There is a very insightful quote about mourning towards the beginning of the book. Anna, the 16-year-old narrator reflects, "When someone you love dies, people ask you how you're doing, but they don't really want to know. They seek affirmation that you're okay, that you appreciate their concern, that life goes on and so can they. Secretly they wonder when the statute of limitations on asking expires (it's three months, by the way. Written or unwritten, that's about all the time it takes for people to forget the one thing that you never will.)"

This aspect of the book is handled very well, with the characters moving through their grief and coming out on the other end with some sort of resolution.

As to why there was an attempt to ban the book, I suspect that it has to do with the plot line of Anna's (successful) attempt to lose her virginity. And possibly the title, which has to do with Anna and Frankie's project to meet twenty boys on their 3-week vacation in California. And possibly all of the lying to the parents, sneaking out at night, underage drinking, and partying that all goes undiscovered and without repercussion.

This book deals with all the angst and anxiety and uncertainty and self-discovery that goes along with being a teen girl. But when held up to my personal "gold standard" of books dealing with transitioning through adolescence towards adulthood (A House Like a Lotus, by Madeline L'Engle), it falls short. I think because the girls in this book don't really learn anything or grow up at all through their experiences.

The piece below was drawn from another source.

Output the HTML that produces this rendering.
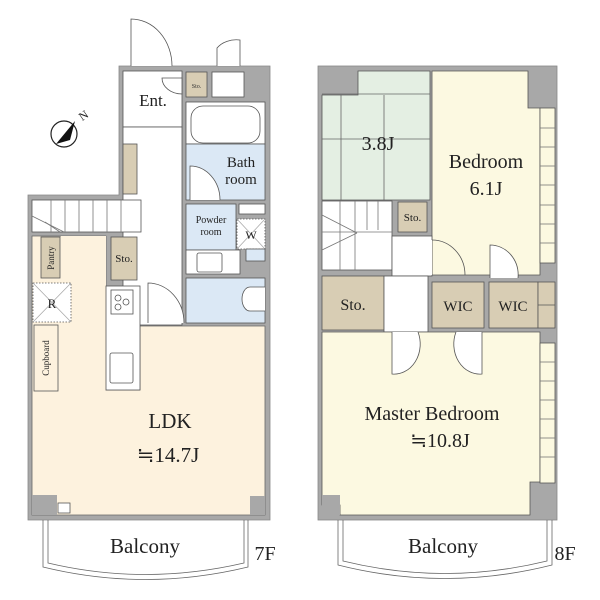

So do I think that this book should be banned? Obviously not. Would I recommend it as a "must read" book to anyone? Possibly if I knew a young person dealing with a loss (don't I sound old here!) since that is the issue that this book handles well. Do I think that it is a book that every girl should read? No - and I don't think that it is going to be a classic that will endure through the years and be read fifty years from now. It was a good read, but not a great book. That is what my grandmother's encouragement to read widely had taught me.